> **GOAL OF THE EXERCISE**: Gather each line containing the string "produces" from these entries.

◇ ◇ ◇ ◇

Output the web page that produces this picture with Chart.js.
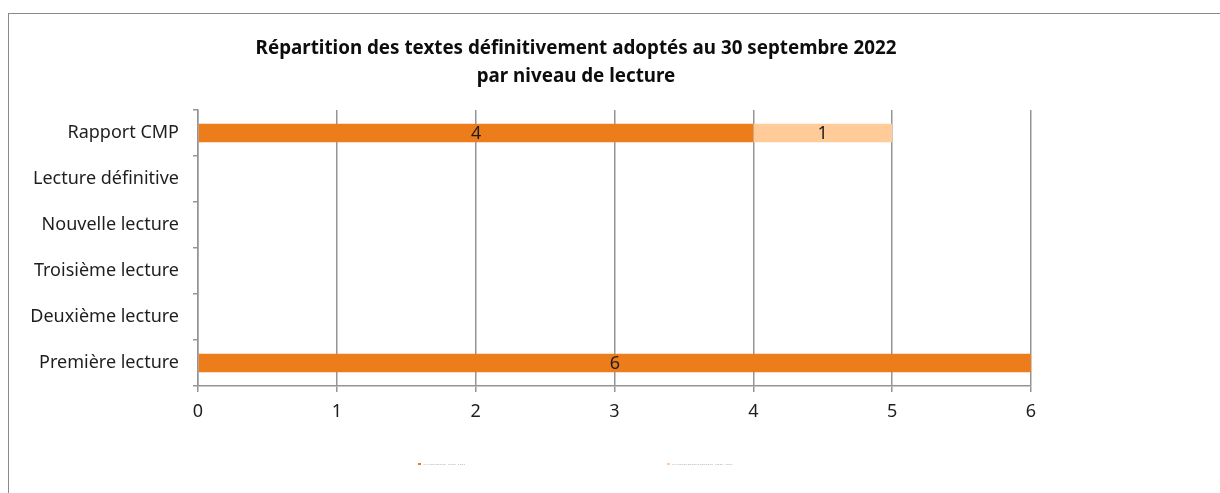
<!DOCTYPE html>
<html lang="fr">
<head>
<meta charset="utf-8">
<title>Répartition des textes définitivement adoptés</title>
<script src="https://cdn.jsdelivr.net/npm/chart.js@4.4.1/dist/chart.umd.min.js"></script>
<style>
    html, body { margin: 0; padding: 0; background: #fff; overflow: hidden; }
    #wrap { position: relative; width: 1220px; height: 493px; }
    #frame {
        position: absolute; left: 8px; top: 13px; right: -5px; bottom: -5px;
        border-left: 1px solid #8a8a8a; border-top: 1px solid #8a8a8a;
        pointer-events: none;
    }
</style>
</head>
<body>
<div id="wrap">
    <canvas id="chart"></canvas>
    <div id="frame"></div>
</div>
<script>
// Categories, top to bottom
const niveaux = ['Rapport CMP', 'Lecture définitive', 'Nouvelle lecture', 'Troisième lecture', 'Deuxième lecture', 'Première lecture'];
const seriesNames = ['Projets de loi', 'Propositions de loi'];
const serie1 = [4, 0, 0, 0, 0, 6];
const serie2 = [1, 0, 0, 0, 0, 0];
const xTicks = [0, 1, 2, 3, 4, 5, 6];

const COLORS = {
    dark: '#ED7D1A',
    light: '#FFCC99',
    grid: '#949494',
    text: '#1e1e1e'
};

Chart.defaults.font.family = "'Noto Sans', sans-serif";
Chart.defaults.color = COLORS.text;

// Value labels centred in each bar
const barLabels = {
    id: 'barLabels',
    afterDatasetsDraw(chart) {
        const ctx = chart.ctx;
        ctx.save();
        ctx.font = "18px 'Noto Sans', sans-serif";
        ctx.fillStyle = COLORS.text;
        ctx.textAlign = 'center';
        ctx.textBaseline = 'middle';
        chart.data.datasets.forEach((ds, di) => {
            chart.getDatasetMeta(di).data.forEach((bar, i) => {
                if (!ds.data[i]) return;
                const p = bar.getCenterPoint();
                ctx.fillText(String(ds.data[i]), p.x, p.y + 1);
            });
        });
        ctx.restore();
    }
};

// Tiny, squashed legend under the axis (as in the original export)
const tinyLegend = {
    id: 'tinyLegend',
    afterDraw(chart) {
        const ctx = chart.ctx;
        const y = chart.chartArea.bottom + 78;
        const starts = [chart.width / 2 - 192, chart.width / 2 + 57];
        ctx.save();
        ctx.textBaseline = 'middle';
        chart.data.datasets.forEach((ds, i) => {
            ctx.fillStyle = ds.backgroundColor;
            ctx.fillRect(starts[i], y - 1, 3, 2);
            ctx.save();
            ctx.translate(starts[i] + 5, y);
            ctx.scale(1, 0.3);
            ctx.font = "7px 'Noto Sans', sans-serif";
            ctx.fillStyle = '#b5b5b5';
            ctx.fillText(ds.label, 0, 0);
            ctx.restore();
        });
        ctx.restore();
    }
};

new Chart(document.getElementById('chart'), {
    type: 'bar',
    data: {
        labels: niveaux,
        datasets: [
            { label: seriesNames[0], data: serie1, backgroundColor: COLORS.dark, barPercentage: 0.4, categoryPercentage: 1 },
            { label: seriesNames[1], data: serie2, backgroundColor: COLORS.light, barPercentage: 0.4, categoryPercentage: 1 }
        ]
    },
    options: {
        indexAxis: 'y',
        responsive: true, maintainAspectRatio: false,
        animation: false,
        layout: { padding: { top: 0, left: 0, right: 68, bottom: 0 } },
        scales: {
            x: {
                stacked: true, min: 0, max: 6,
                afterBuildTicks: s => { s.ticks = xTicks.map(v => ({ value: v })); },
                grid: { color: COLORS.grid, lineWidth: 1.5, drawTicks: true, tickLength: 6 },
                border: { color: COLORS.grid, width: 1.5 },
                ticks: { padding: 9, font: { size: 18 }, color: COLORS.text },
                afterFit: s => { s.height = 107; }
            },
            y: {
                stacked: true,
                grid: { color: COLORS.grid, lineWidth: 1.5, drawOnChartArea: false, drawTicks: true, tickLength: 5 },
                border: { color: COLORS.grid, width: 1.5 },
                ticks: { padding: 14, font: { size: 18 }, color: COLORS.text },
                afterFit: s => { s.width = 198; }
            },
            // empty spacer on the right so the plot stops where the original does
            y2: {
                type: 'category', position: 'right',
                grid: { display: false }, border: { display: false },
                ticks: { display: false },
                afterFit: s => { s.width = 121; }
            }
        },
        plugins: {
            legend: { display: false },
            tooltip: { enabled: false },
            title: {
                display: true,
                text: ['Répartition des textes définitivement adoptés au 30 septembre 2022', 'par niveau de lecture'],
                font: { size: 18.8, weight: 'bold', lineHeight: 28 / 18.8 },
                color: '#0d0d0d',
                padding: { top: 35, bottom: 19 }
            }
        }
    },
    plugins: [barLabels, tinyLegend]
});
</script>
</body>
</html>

◇ ◇ ◇ ◇

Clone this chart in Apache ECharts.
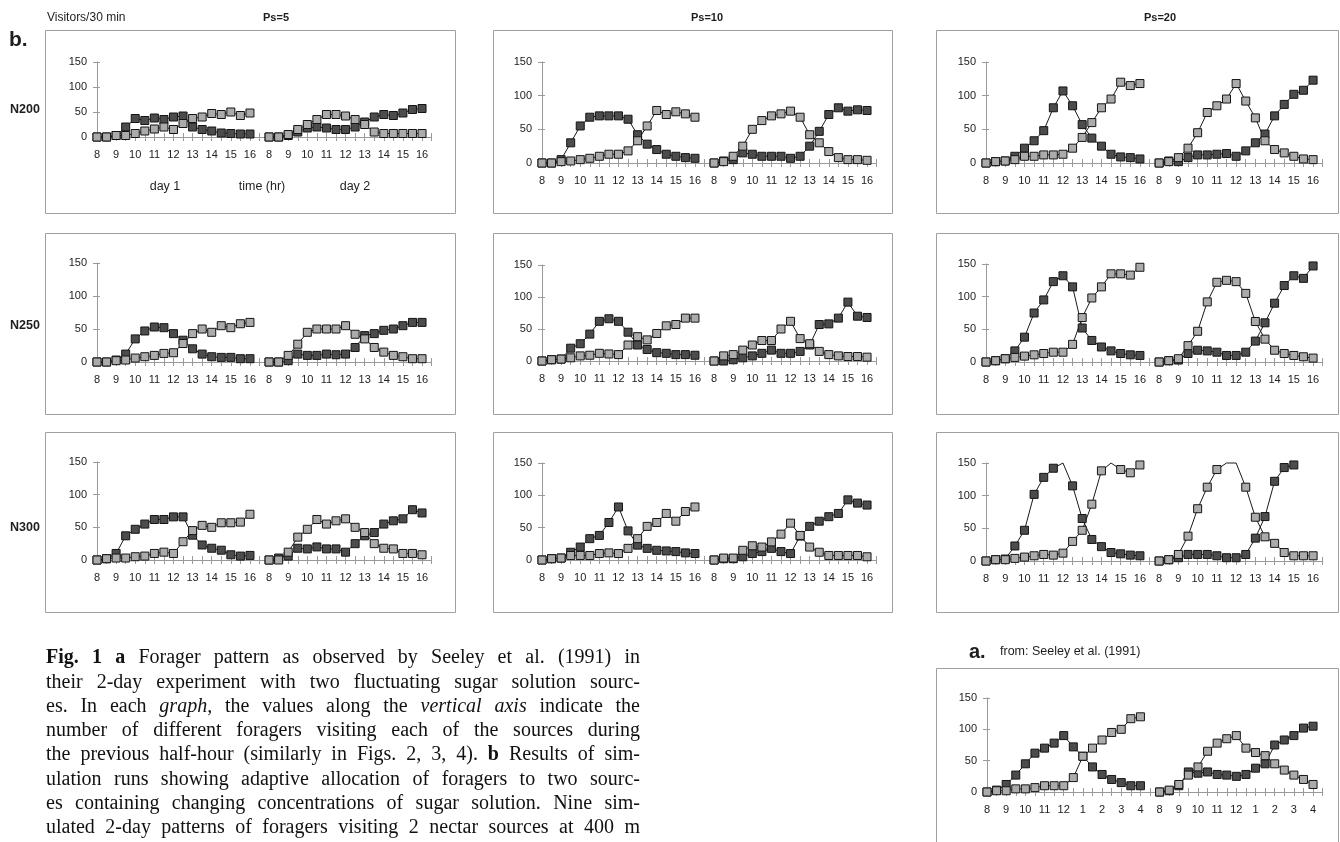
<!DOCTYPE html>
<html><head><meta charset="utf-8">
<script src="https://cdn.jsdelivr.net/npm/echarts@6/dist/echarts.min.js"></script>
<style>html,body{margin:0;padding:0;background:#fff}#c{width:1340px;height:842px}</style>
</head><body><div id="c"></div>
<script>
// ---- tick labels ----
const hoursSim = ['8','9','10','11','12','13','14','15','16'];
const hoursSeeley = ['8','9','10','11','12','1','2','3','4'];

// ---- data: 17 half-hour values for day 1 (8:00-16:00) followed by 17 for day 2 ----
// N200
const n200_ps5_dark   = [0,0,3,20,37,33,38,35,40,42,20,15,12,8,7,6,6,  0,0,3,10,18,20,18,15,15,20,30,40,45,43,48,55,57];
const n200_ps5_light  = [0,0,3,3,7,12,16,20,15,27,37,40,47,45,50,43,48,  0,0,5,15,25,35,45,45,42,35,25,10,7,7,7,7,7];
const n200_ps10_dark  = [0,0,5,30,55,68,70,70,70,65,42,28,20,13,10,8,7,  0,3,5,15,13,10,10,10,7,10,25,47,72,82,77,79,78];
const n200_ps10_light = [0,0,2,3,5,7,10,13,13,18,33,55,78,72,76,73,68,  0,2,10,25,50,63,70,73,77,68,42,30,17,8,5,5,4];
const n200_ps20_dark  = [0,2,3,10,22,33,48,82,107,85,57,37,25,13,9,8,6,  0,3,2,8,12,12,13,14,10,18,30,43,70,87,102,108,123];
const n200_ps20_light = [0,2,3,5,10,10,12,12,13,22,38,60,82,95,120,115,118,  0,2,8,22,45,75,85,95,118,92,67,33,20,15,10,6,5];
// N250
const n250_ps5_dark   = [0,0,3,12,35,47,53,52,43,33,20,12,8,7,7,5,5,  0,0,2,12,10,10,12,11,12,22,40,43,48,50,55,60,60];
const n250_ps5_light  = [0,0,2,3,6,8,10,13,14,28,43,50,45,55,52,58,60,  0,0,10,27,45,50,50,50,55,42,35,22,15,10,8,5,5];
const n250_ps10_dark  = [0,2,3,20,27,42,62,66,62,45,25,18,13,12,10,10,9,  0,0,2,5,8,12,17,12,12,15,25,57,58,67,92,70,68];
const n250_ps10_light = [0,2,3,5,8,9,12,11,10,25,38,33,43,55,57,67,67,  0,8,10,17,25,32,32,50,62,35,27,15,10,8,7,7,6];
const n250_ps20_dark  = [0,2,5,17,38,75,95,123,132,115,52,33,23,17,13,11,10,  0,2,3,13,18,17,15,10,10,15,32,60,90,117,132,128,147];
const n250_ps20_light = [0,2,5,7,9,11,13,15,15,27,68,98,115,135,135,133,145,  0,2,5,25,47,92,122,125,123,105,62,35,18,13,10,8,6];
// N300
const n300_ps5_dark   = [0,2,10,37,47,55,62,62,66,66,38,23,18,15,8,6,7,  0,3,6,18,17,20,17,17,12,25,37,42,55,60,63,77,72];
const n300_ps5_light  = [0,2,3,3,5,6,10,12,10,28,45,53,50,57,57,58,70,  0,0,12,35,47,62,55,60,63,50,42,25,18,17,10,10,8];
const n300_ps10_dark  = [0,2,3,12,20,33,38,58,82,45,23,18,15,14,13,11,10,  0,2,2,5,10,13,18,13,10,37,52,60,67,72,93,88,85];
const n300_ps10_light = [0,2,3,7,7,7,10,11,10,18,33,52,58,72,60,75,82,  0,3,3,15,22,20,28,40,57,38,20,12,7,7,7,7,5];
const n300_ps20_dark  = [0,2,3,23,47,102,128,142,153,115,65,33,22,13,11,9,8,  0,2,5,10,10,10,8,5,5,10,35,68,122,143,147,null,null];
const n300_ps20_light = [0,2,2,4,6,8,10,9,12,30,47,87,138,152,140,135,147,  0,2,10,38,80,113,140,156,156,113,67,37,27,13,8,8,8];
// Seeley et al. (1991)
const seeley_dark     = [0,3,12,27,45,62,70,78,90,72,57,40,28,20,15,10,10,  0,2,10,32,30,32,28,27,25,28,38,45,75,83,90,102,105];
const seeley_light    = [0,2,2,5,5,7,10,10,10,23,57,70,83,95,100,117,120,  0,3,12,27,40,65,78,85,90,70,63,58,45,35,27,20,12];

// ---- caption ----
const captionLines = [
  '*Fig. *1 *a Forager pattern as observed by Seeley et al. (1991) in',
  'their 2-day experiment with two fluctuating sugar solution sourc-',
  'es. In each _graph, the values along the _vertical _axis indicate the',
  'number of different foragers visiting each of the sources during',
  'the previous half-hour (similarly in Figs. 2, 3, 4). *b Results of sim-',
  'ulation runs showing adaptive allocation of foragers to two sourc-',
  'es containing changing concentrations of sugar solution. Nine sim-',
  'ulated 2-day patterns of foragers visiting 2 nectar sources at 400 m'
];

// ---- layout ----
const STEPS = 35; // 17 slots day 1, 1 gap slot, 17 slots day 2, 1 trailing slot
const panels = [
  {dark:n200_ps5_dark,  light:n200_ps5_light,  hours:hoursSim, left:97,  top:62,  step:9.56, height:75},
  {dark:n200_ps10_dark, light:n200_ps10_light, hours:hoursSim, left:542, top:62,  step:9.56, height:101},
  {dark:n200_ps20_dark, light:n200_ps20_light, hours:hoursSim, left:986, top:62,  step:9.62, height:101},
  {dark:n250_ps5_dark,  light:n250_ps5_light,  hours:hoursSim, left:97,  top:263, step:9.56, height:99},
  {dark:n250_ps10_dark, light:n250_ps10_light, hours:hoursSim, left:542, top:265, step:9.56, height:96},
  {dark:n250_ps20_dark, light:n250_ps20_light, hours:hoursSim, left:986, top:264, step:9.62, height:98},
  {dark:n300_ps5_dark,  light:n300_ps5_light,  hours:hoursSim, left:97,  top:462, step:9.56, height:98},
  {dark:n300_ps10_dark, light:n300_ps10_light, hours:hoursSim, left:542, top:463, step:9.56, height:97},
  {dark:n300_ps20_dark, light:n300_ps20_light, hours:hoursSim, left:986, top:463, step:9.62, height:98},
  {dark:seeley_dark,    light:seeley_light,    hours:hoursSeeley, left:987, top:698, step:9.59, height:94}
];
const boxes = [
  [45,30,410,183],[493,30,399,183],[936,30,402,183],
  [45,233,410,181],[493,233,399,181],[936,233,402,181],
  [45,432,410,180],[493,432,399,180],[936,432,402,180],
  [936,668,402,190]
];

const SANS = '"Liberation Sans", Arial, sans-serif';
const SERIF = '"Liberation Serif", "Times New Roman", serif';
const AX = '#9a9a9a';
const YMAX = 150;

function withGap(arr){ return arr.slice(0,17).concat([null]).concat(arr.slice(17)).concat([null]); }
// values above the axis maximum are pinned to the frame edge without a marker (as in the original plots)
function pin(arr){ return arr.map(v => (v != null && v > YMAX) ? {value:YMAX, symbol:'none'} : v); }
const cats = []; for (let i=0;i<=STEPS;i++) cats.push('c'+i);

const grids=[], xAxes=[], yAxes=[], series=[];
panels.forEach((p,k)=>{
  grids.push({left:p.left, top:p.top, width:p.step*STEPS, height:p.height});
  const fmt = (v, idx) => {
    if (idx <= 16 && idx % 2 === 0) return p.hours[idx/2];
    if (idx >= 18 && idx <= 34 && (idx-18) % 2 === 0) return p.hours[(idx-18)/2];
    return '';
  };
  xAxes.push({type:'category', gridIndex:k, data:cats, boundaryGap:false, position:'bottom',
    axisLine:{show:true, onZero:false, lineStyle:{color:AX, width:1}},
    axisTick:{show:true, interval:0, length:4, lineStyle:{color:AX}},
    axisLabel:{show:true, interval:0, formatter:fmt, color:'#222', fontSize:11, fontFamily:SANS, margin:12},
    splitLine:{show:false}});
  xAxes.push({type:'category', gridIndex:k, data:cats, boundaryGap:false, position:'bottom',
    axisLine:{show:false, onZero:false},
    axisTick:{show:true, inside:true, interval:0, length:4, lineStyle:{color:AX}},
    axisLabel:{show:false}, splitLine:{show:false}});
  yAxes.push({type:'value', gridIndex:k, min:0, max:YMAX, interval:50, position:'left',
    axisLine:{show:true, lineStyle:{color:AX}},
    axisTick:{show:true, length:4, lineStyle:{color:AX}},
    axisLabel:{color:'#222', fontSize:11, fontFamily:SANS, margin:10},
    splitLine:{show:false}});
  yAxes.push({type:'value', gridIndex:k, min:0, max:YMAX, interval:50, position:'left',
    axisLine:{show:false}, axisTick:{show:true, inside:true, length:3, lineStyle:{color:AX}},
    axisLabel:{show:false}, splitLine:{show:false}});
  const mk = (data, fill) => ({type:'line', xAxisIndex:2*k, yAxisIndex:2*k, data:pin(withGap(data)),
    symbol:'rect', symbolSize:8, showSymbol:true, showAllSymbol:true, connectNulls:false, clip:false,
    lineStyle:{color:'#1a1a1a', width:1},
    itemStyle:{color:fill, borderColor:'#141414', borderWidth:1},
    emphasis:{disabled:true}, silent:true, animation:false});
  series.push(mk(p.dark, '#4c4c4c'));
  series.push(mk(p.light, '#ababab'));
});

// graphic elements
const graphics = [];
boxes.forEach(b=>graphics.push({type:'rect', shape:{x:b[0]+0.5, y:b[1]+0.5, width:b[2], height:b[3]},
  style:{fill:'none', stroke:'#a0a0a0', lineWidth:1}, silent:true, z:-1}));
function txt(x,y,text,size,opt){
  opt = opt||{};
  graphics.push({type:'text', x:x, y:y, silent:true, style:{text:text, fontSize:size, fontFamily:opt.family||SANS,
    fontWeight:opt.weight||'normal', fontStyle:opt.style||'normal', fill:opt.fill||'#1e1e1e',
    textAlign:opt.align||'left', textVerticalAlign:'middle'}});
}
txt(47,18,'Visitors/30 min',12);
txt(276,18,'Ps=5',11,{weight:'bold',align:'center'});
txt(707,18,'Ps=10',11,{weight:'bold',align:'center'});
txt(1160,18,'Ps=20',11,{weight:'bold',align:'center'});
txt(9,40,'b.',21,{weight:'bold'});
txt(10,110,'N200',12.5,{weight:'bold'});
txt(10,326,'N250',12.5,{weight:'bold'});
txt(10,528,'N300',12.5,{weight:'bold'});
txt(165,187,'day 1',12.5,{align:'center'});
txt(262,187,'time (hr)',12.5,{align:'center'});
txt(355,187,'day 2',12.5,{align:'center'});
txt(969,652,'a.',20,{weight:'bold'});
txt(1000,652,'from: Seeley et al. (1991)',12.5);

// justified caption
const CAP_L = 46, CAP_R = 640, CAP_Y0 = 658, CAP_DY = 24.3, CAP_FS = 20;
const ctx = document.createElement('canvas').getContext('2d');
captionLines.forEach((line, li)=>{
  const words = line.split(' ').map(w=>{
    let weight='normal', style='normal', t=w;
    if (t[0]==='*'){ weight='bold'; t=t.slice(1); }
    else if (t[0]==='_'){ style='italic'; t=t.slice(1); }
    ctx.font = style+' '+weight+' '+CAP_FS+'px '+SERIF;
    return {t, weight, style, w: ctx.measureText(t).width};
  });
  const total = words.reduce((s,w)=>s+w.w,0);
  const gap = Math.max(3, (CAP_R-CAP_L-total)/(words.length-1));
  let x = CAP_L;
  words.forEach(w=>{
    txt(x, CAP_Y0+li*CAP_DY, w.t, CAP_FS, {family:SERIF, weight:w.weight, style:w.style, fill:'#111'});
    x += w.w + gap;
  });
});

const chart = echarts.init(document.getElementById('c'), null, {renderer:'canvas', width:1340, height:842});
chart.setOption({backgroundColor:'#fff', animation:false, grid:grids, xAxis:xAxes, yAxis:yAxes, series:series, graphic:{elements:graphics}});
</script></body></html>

◇ ◇ ◇ ◇

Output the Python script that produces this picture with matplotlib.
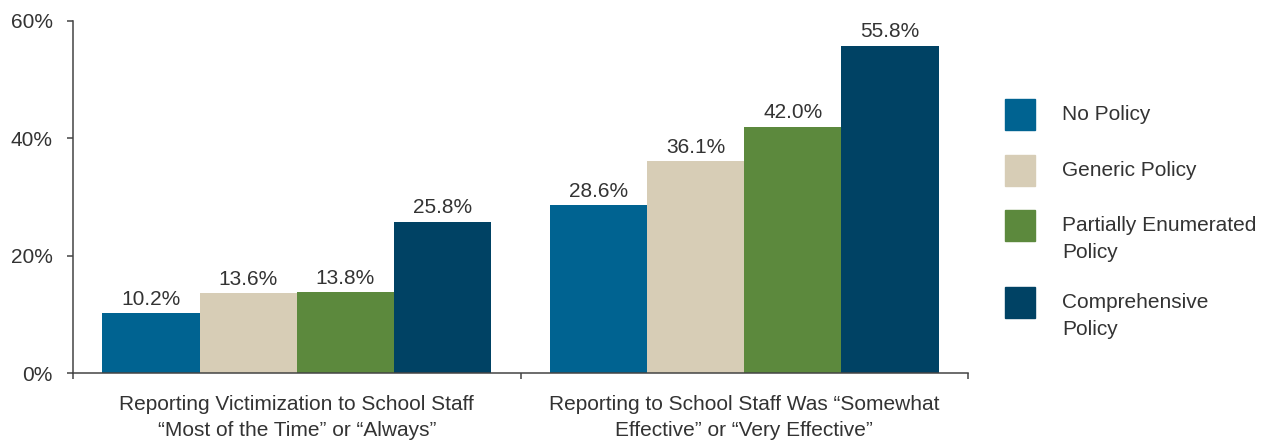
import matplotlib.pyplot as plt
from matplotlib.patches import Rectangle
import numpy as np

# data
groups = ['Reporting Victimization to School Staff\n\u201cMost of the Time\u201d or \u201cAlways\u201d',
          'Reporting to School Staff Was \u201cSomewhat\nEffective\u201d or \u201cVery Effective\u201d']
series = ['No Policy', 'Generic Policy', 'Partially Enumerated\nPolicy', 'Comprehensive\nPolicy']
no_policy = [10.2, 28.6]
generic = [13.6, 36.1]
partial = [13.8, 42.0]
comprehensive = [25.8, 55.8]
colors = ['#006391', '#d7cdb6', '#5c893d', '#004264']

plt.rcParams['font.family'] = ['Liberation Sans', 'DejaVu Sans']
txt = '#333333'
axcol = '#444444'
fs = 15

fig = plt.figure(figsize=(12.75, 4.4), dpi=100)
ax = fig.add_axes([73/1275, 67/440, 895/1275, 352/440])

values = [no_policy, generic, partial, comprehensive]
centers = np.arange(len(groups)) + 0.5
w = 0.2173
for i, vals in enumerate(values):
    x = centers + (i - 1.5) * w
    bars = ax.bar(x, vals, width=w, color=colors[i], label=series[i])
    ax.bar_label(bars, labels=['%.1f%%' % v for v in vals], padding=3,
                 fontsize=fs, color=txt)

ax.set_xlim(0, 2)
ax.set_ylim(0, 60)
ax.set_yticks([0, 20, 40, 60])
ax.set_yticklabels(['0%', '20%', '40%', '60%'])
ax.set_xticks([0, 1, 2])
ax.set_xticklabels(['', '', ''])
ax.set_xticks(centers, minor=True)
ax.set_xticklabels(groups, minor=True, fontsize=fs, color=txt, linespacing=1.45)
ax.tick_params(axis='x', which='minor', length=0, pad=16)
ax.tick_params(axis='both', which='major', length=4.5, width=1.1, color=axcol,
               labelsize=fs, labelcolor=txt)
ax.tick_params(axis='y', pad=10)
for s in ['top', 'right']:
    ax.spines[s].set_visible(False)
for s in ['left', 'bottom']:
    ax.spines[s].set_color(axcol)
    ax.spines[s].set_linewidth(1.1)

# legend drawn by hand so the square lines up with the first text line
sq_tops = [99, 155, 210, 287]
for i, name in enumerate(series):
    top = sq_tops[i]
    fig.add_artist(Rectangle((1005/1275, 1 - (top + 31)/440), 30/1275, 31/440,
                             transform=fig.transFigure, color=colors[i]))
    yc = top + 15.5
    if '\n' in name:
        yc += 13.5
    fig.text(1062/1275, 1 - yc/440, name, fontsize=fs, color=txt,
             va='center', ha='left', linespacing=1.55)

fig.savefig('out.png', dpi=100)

◇ ◇ ◇ ◇

> **EXPECTED OUTPUT**:
Output the web page that produces this picture with Chart.js.
Output the Python script that produces this picture with matplotlib.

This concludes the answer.